Air Canada (TSX:AC) has been sitting at ground zero of this COVID-19 crisis. With the stock market currently in the midst of a tug-of-war between good news (renewed vaccine hopes) and bad news (surging coronavirus cases that could threaten to spark another wave of lockdowns), the gloomy short-term trajectory may begin to overpower the more promising medium-term outlook that’s looking to mid-2021 and beyond.
With various provincial travel restrictions likely to fall into place over the coming weeks, Air Canada could be in a spot to fall under pressure once again, as its quarterly cash flows look to evaporate, renewing fears of jittery investors with exposure to the stomach-churning industry.
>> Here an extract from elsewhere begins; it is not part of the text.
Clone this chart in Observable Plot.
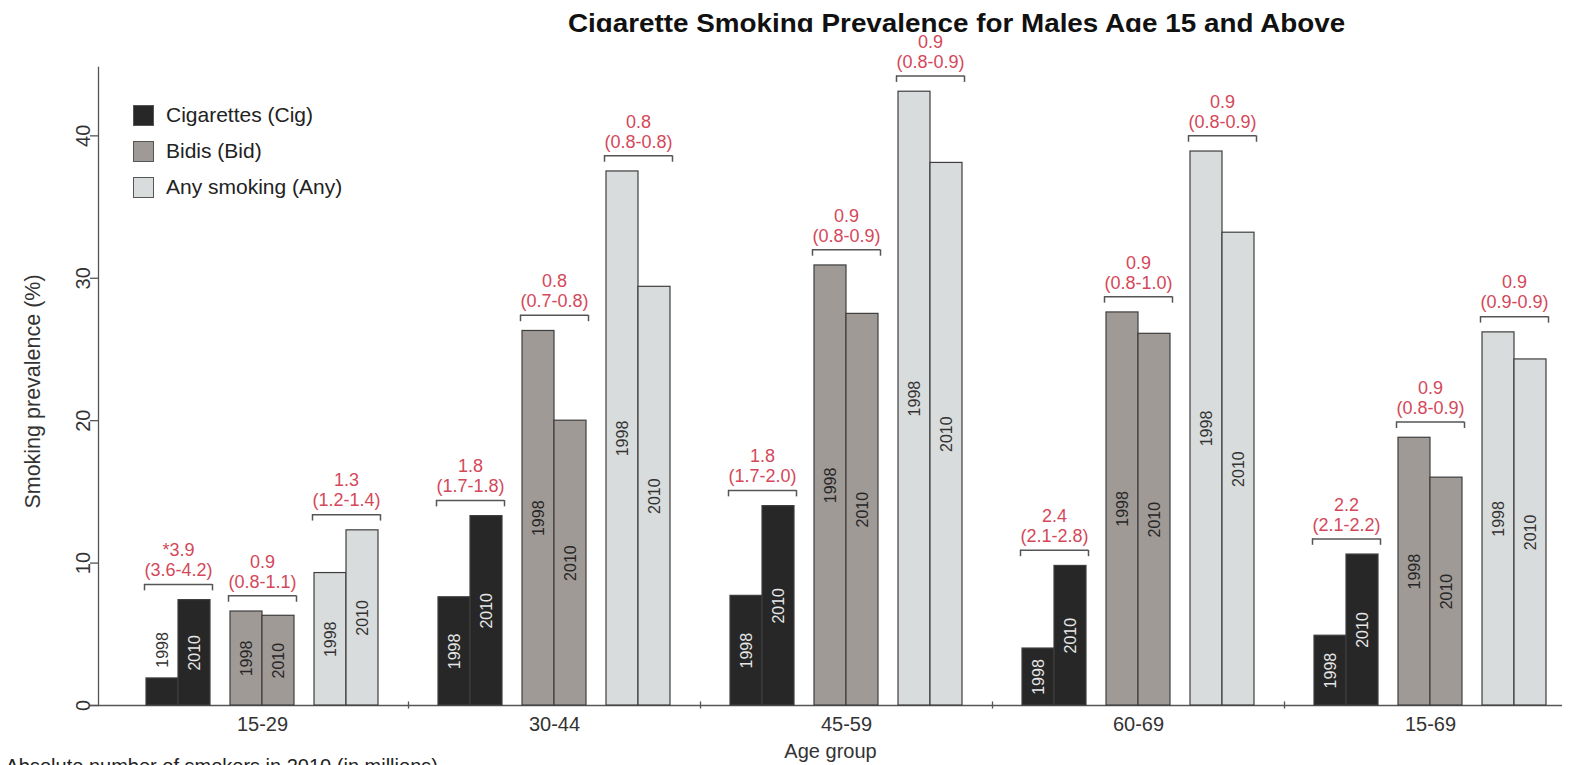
<!DOCTYPE html>
<html>
<head>
<meta charset="utf-8">
<script src="https://cdn.jsdelivr.net/npm/d3@7"></script>
<script src="https://cdn.jsdelivr.net/npm/@observablehq/plot@0.6"></script>
<style>
html,body{margin:0;padding:0;background:#fff;overflow:hidden;}
#wrap{position:relative;width:1570px;height:765px;overflow:hidden;font-family:"Liberation Sans",Arial,sans-serif;}
#title{position:absolute;left:568px;top:0;height:32px;overflow:hidden;white-space:nowrap;font-weight:bold;font-size:26px;line-height:46px;color:#111;transform:scaleX(1.07);transform-origin:left top;}
#chart{position:absolute;left:0;top:0;}
#legend{position:absolute;left:133px;top:97px;}
#legend .row{display:flex;align-items:center;height:36px;}
#legend .sw{width:21px;height:21px;border:1px solid #555;box-sizing:border-box;}
#legend .lb{margin-left:12px;font-size:21px;color:#222;}
</style>
</head>
<body>
<div id="wrap">
  <div id="chart"></div>
  <div id="title">Cigarette Smoking Prevalence for Males Age 15 and Above</div>
  <div id="legend"></div>
</div>
<script>
// ---- data ----
const groups = ["15-29", "30-44", "45-59", "60-69", "15-69"];
const types = ["Cig", "Bid", "Any"];
const typeNames = ["Cigarettes (Cig)", "Bidis (Bid)", "Any smoking (Any)"];
const years = ["1998", "2010"];

const cig1998 = [1.9, 7.6, 7.7, 4.0, 4.9];
const cig2010 = [7.4, 13.3, 14.0, 9.8, 10.6];
const bid1998 = [6.6, 26.3, 30.9, 27.6, 18.8];
const bid2010 = [6.3, 20.0, 27.5, 26.1, 16.0];
const any1998 = [9.3, 37.5, 43.1, 38.9, 26.2];
const any2010 = [12.3, 29.4, 38.1, 33.2, 24.3];

const cigRatio = ["*3.9", "1.8", "1.8", "2.4", "2.2"];
const cigCI = ["(3.6-4.2)", "(1.7-1.8)", "(1.7-2.0)", "(2.1-2.8)", "(2.1-2.2)"];
const bidRatio = ["0.9", "0.8", "0.9", "0.9", "0.9"];
const bidCI = ["(0.8-1.1)", "(0.7-0.8)", "(0.8-0.9)", "(0.8-1.0)", "(0.8-0.9)"];
const anyRatio = ["1.3", "0.8", "0.9", "0.9", "0.9"];
const anyCI = ["(1.2-1.4)", "(0.8-0.8)", "(0.8-0.9)", "(0.8-0.9)", "(0.9-0.9)"];

const yTicks = [0, 10, 20, 30, 40];

// ---- styles ----
const fills = {Cig: "#272727", Bid: "#a09a96", Any: "#d9dcdc"};
const yearText = {Cig: "#e6e6e6", Bid: "#262626", Any: "#333333"};
const red = "#d4485a";
const axisCol = "#555";

// ---- table ----
const series = {
  Cig: [cig1998, cig2010, cigRatio, cigCI],
  Bid: [bid1998, bid2010, bidRatio, bidCI],
  Any: [any1998, any2010, anyRatio, anyCI]
};
const rows = [];
groups.forEach((g, i) => {
  types.forEach(t => {
    const [a, b, r, c] = series[t];
    rows.push({group: g, type: t, v1998: a[i], v2010: b[i], ratio: r[i], ci: c[i], top: Math.max(a[i], b[i])});
  });
});

// legend
const leg = document.getElementById("legend");
types.forEach((t, i) => {
  const row = document.createElement("div");
  row.className = "row";
  row.innerHTML = `<div class="sw" style="background:${fills[t]}"></div><div class="lb">${typeNames[i]}</div>`;
  leg.appendChild(row);
});

const base = {
  width: 1570, height: 765,
  marginLeft: 98, marginRight: 8, marginTop: 67, marginBottom: 60,
  x: {domain: groups, paddingInner: 0.2066, paddingOuter: 0.1067, align: 0.747, axis: null},
  y: {domain: [0, 44.8], axis: null},
  color: {type: "identity"},
  style: {fontFamily: '"Liberation Sans", Arial, sans-serif', fontSize: "20px", color: "#333", background: "#fff"}
};

const probe = Plot.plot({...base, marks: [Plot.barY(rows, {x: "group", y: "top"})]});
const xs = probe.scale("x");
const bw = xs.bandwidth;
const step = xs.step || bw / (1 - 0.2066);
const inner = d3.scaleBand(types, [0, bw]).paddingInner(20 / 84).paddingOuter(0);
const pw = inner.bandwidth();
const half = pw / 2;
const bOff = 1.1;

const marks = [];
// axes
marks.push(Plot.ruleY([0], {stroke: axisCol, strokeWidth: 1.3, insetLeft: -8}));
marks.push(Plot.frame({anchor: "left", stroke: axisCol, strokeWidth: 1.3}));
marks.push(Plot.axisY({ticks: yTicks, tickSize: 8, tickFormat: () => "", stroke: axisCol, strokeWidth: 1.3, label: null}));
marks.push(Plot.text(yTicks, {y: d => d, text: d => String(d), frameAnchor: "left", textAnchor: "middle", dx: -15, rotate: -90, fill: "#333", fontSize: 20}));
marks.push(Plot.text(["Smoking prevalence (%)"], {text: d => d, frameAnchor: "left", textAnchor: "middle", dx: -65, dy: 5, rotate: -90, fill: "#333", fontSize: 21.5}));
marks.push(Plot.axisX({tickSize: 0, tickPadding: 11, label: null, fill: "#333", fontSize: 20}));
marks.push(Plot.ruleX(groups.slice(1), {x: d => d, y1: -0.25, y2: 0.25, dx: -step / 2, stroke: axisCol, strokeWidth: 1.3}));
marks.push(Plot.text(["Age group"], {text: d => d, frameAnchor: "bottom", dy: 52, fill: "#333", fontSize: 20}));
marks.push(Plot.text(["Absolute number of smokers in 2010 (in millions)"], {text: d => d, frameAnchor: "bottom-left", dx: -93, dy: 67, textAnchor: "start", fill: "#222", fontSize: 20}));

types.forEach(t => {
  const data = rows.filter(d => d.type === t);
  const left = inner(t);
  years.forEach((yr, k) => {
    const L = left + k * half;
    marks.push(Plot.barY(data, {
      x: "group", y: "v" + yr, fill: fills[t], stroke: "#3e3e3e", strokeWidth: 1.2,
      insetLeft: L, insetRight: bw - L - half
    }));
    marks.push(Plot.text(data, {
      x: "group",
      y: d => d["v" + yr] < 4 ? d["v" + yr] + 2.0 : d["v" + yr] / 2,
      text: () => yr,
      fill: d => d["v" + yr] < 4 ? "#333333" : yearText[t],
      rotate: -90, fontSize: 16,
      dx: L + half / 2 - bw / 2
    }));
  });
  // bracket
  const by = d => d.top + bOff;
  marks.push(Plot.tickY(data, {x: "group", y: by, stroke: "#555", strokeWidth: 1.5, insetLeft: left - 2, insetRight: bw - left - pw - 2}));
  marks.push(Plot.ruleX(data, {x: "group", y1: by, y2: d => by(d) - 0.45, dx: left - 2 - bw / 2, stroke: "#555", strokeWidth: 1.5}));
  marks.push(Plot.ruleX(data, {x: "group", y1: by, y2: d => by(d) - 0.45, dx: left + pw + 2 - bw / 2, stroke: "#555", strokeWidth: 1.5}));
  // red annotations
  marks.push(Plot.text(data, {x: "group", y: by, text: "ci", dx: left + pw / 2 - bw / 2, dy: -14, fill: red, fontSize: 18}));
  marks.push(Plot.text(data, {x: "group", y: by, text: "ratio", dx: left + pw / 2 - bw / 2, dy: -34, fill: red, fontSize: 18}));
});

const chart = Plot.plot({...base, marks});
document.getElementById("chart").appendChild(chart);
</script>
</body>
</html>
Air Canada stock: Short-term pain for long-term gain
There’s no question that things could become profoundly worse before they get any better. Fortunately, I think renewed vaccine hopes will keep Air Canada from plummeting to those lows seen back in March. Moreover, the Canadian airline looks to have more than enough liquidity to survive the looming crisis that will probably be followed by a massive recovery rally, as the second (and hopefully final) wave of coronavirus cases have a chance to die down in early 2021.
Air Canada is a steady ship this time around. The rougher waters that lie ahead aren’t likely to sink it.
Air Canada’s dip will be a buyable one
Air Canada enjoyed a glorious rally over the past several weeks on new vaccine hopes. While I think the news marks the start of a sustained rally higher for Air Canada and other airline stocks, ominous lockdown news, I believe, leaves the airline stocks (and most other COVID-19 recovery plays) at risk of a significant retracement. The potential reversal in momentum could have the potential to be vicious (think double-digit percentage declines). However, I think investors should look to accumulate more shares on any such dips, as I don’t believe any potential near-term travel restrictions change Air Canada’s longer-term recovery thesis.
So, if you’ve got what it takes to take on short-term pain for a shot at outsized long-term gains, I’d add Air Canada to your watchlist, because shares are more than likely to become a major mover as we head into one of the darkest holiday seasons in history. With shares at $21 and change, Air Canada still looks to have a considerable amount of upside potential, given Pfizer’s and Moderna’s recent injection of hope for the stocks that have been feeling the most impact from the COVID-19 crisis.
The Foolish takeaway
With a late-2021 recovery in international travel likely in the cards, Air Canada, one of the biggest dogs of 2020, has the potential to be one of the TSX’s biggest winners. In the meantime, investors are going to need to block out the doom and gloom that will stand to send the broader markets lower, led by COVID-hit value that’s enjoyed a remarkable run in recent weeks.
Amid the worsening second wave, Air Canada should be seen as one of the steadiest ships in the ailing travel industry. With capacity cuts now in place and minimal debt due over the near term, the firm is ready for another round in the ring with Mr. Market.